This week, the Mavericks are turning the spotlight toward two of their originals.
On Wednesday night, Norm Sonju — the franchise’s first general manager and co-founder — will be honored at American Airlines Center. The following night, Mark Aguirre will have his number 24 retired, nearly four decades after being drafted first overall by the Mavs in 1981.
For a team that’s spent the past year recalibrating its identity post-Luka, this stretch is less about nostalgia and more about finally doing right by a couple of trailblazers who’ve been on the margins of the franchise’s public story for too long.
Sonju, now 87, is flying in with 18 family members — some of whom have never seen a Mavericks game in person. It’s a thoughtful gesture from the new ownership group and CEO Rick Welts, who made a point to visit Sonju in upstate New York last summer to film a sit-down conversation about the team’s earliest days. That video will be part of the Sonju tribute on Wednesday.

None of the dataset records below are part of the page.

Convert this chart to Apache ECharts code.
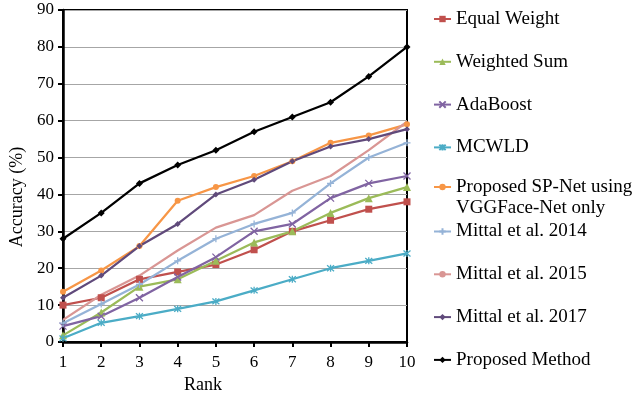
<!DOCTYPE html>
<html>
<head>
<meta charset="utf-8">
<script src="https://cdn.jsdelivr.net/npm/echarts@6/dist/echarts.min.js"></script>
<style>
html,body{margin:0;padding:0;background:#fff;}
#chart{width:639px;height:393px;}
</style>
</head>
<body>
<div id="chart"></div>
<script>
const ranks = ['1','2','3','4','5','6','7','8','9','10'];
const yTicks = [0,10,20,30,40,50,60,70,80,90];
const equalWeight = [10, 12, 17, 19, 21, 25, 30, 33, 36, 38];
const weightedSum = [1.8, 8, 15, 17, 22, 27, 30, 35, 39, 42];
const adaBoost = [4.3, 7, 12, 17.6, 23, 30, 32, 39, 43, 45];
const mcwld = [1, 5.2, 7, 9, 11, 14, 17, 20, 22, 24];
const spNet = [13.6, 19.4, 26, 38.3, 42, 45, 49, 54, 56, 59];
const mittal2014 = [5.1, 10.3, 15.6, 22, 28, 32, 35, 43, 50, 54];
const mittal2015 = [6, 12.8, 18, 24.8, 31, 34.4, 41, 45, 52, 59.7];
const mittal2017 = [12, 18, 26, 32, 40, 44, 49, 53, 55, 57.7];
const proposed = [28, 35, 43, 48, 52, 57, 61, 65, 72, 80];

const seriesNames = ['Equal Weight','Weighted Sum','AdaBoost','MCWLD',
  'Proposed SP-Net using VGGFace-Net only','Mittal et al. 2014','Mittal et al. 2015',
  'Mittal et al. 2017','Proposed Method'];

const FONT = '"Liberation Serif", "Times New Roman", serif';
const X_SYM = 'path://M0,0L10,10M10,0L0,10';
const AST_SYM = 'path://M0,0L10,10M10,0L0,10M5,-1L5,11';
const PLUS_SYM = 'path://M5,0L5,10M0,5L10,5';

function mk(name, data, color, symbol, size, stroke) {
  return {
    name, type: 'line', data, symbol, symbolSize: size,
    showSymbol: symbol !== 'none',
    lineStyle: {color, width: 2.25},
    itemStyle: {color, borderColor: color, borderWidth: stroke ? 1.3 : 0},
    emphasis: {disabled: true},
    z: 3
  };
}

const series = [
  mk(seriesNames[0], equalWeight, '#C0504D', 'rect', 7, false),
  mk(seriesNames[1], weightedSum, '#9BBB59', 'triangle', 8, false),
  mk(seriesNames[2], adaBoost, '#8064A2', X_SYM, 7, true),
  mk(seriesNames[3], mcwld, '#4BACC6', AST_SYM, 7, true),
  mk(seriesNames[4], spNet, '#F79646', 'circle', 6, false),
  mk(seriesNames[5], mittal2014, '#95B3D7', PLUS_SYM, 7, true),
  mk(seriesNames[6], mittal2015, '#D99694', 'none', 0, false),
  mk(seriesNames[7], mittal2017, '#604A7B', 'diamond', 6, false),
  mk(seriesNames[8], proposed, '#000000', 'diamond', 7, false)
];

const legendBase = {
  orient: 'vertical', left: 428, itemWidth: 17, itemHeight: 8,
  itemGap: 23.8, selectedMode: false,
  textStyle: {fontFamily: FONT, fontSize: 19, lineHeight: 18, color: '#000'}
};

const chart = echarts.init(document.getElementById('chart'), null, {renderer: 'canvas'});
chart.setOption({
  animation: false,
  backgroundColor: '#fff',
  grid: {left: 63, right: 232, top: 10, bottom: 51, show: true, containLabel: false,
         outerBoundsMode: 'none',
         borderColor: '#000', borderWidth: 2, backgroundColor: 'transparent'},
  legend: [
    Object.assign({}, legendBase, {top: 4.5, data: seriesNames.slice(0, 4)}),
    Object.assign({}, legendBase, {top: 150.5, data: [seriesNames[4]],
      formatter: n => '\n' + n.replace(' VGGFace', '\nVGGFace'),
      textStyle: {fontFamily: FONT, fontSize: 19, lineHeight: 21, color: '#000'}}),
    Object.assign({}, legendBase, {top: 217, data: seriesNames.slice(5)})
  ],
  xAxis: {
    type: 'category', data: ranks, boundaryGap: false,
    name: 'Rank', nameLocation: 'middle', nameGap: 28,
    nameTextStyle: {fontFamily: FONT, fontSize: 18, color: '#000', padding: [0, 64, 0, 0]},
    axisLine: {lineStyle: {color: '#000', width: 2.5}},
    axisTick: {show: true, alignWithLabel: true, length: 5, lineStyle: {color: '#000', width: 2}},
    axisLabel: {fontFamily: FONT, fontSize: 17, color: '#000', margin: 12},
    splitLine: {show: false}
  },
  yAxis: {
    type: 'value', min: yTicks[0], max: yTicks[yTicks.length - 1], interval: 10,
    name: 'Accuracy (%)', nameLocation: 'middle', nameGap: 36,
    nameTextStyle: {fontFamily: FONT, fontSize: 18, color: '#000', padding: [0, 42, 0, 0]},
    axisLine: {show: true, lineStyle: {color: '#000', width: 2.5}},
    axisTick: {show: true, length: 5, lineStyle: {color: '#000', width: 2}},
    axisLabel: {fontFamily: FONT, fontSize: 17, color: '#000', margin: 9},
    splitLine: {show: true, lineStyle: {color: '#A6A6A6', width: 1}}
  },
  series
});
</script>
</body>
</html>
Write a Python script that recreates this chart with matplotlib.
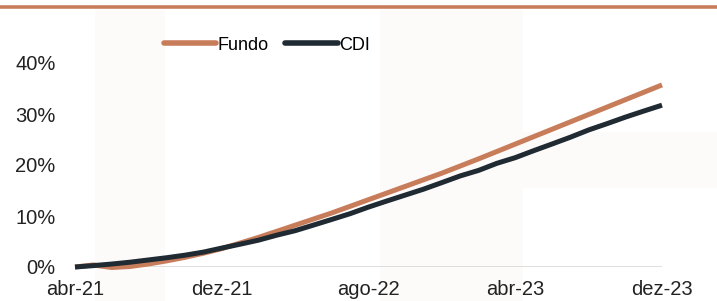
import matplotlib
matplotlib.use("Agg")
import matplotlib.pyplot as plt
from matplotlib.lines import Line2D
from matplotlib.patches import Rectangle
from matplotlib.ticker import FuncFormatter

plt.rcParams["font.family"] = ["Liberation Sans", "DejaVu Sans"]

months = [
    "abr-21", "mai-21", "jun-21", "jul-21", "ago-21", "set-21", "out-21", "nov-21", "dez-21",
    "jan-22", "fev-22", "mar-22", "abr-22", "mai-22", "jun-22", "jul-22", "ago-22", "set-22",
    "out-22", "nov-22", "dez-22", "jan-23", "fev-23", "mar-23", "abr-23", "mai-23", "jun-23",
    "jul-23", "ago-23", "set-23", "out-23", "nov-23", "dez-23",
]
fundo = [
    0.0, 0.4, -0.1, 0.1, 0.6, 1.2, 1.9, 2.7, 3.6,
    4.7, 5.8, 7.0, 8.2, 9.4, 10.6, 11.9, 13.2, 14.5,
    15.8, 17.1, 18.4, 19.8, 21.2, 22.65, 24.1, 25.55, 27.0,
    28.45, 29.9, 31.35, 32.8, 34.25, 35.7,
]
cdi = [
    0.0, 0.27, 0.58, 0.94, 1.38, 1.82, 2.32, 2.92, 3.71,
    4.47, 5.26, 6.24, 7.12, 8.22, 9.33, 10.46, 11.75, 12.94,
    14.10, 15.26, 16.55, 17.86, 18.94, 20.33, 21.44, 22.80, 24.11,
    25.44, 26.87, 28.10, 29.38, 30.57, 31.73,
]
tick_idx = [0, 8, 16, 24, 32]
yticks = [0, 10, 20, 30, 40]

W, H = 717, 301
fig = plt.figure(figsize=(W / 100, H / 100), dpi=100)
fig.patch.set_facecolor("white")

# faint watermark blocks in the background
for x0, y0, x1, y1 in [(95, 10, 165, 301), (380, 10, 523, 301), (523, 132, 717, 188)]:
    fig.patches.append(Rectangle((x0 / W, 1 - y1 / H), (x1 - x0) / W, (y1 - y0) / H,
                                 transform=fig.transFigure, facecolor="#fdfafa",
                                 edgecolor="none", zorder=-5))

# top rule
fig.lines.append(Line2D([0, 1], [1 - 7 / H, 1 - 7 / H], transform=fig.transFigure,
                        color="#c87d5a", lw=2.6))

ax = fig.add_axes([75 / W, 1 - 267 / H, (662 - 75) / W, (267 - 63) / H], zorder=2)
ax.patch.set_alpha(0)
x = list(range(len(months)))
ax.plot(x, fundo, color="#c87d5a", lw=3.6, label="Fundo", clip_on=False, zorder=3,
        solid_capstyle="butt")
ax.plot(x, cdi, color="#1f2a33", lw=3.6, label="CDI", clip_on=False, zorder=4,
        solid_capstyle="butt")
ax.axhline(0, color="#d9d9d9", lw=1.2, zorder=1)

ax.set_xlim(0, len(months) - 1)
ax.set_ylim(0, 40)
ax.set_xticks(tick_idx)
ax.set_xticklabels([months[i] for i in tick_idx])
ax.set_yticks(yticks)
ax.yaxis.set_major_formatter(FuncFormatter(lambda v, _: f"{v:.0f}%"))
ax.tick_params(axis="both", length=0, labelsize=14.5, colors="#222222")
ax.tick_params(axis="y", pad=14)
ax.tick_params(axis="x", pad=9.5)
for s in ax.spines.values():
    s.set_visible(False)

leg = ax.legend(loc="center", bbox_to_anchor=(267 / W, 1 - 45 / H),
                bbox_transform=fig.transFigure, ncol=2, frameon=False,
                handlelength=2.9, handletextpad=0.1, columnspacing=0.9,
                prop={"size": 13})
for h in leg.get_lines():
    h.set_linewidth(4)
    h.set_solid_capstyle("round")

fig.savefig("out.png", dpi=100)
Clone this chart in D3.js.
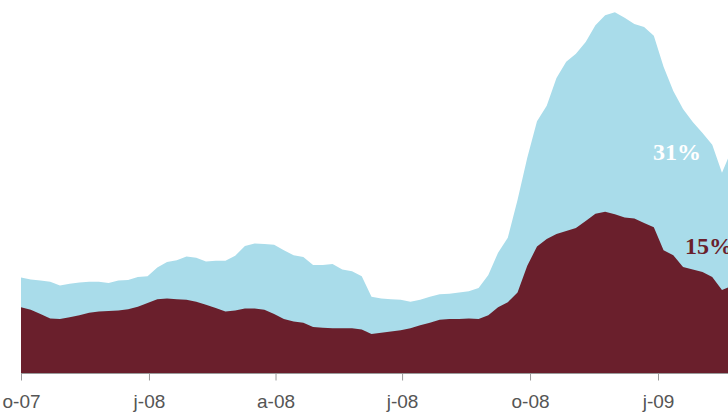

If Sonju was the architect, Aguirre was the early anchor — a scoring machine who gave the franchise its first real shot at national relevance. His numbers still speak loudly: 13,930 points as a Maverick (third all-time), a franchise-record 29.5 points per game in 1983–84 that stood until Luka Dončić reset the bar, and three All-Star selections before his 1989 trade to Detroit.
The emotional arc here isn’t hard to follow. There was distance. And now, there’s closure. The door began to reopen last summer when Aguirre attended the draft watch party — the night the Mavericks selected Cooper Flagg, their first No. 1 pick since Aguirre himself. Since then, he’s been gradually woven back in. This week marks the full return.
If you’re attending the games or just watching at home, this won’t feel like a spectacle. But it will feel earned.
No fireworks needed. Just two foundational names finally getting their turn to be seen.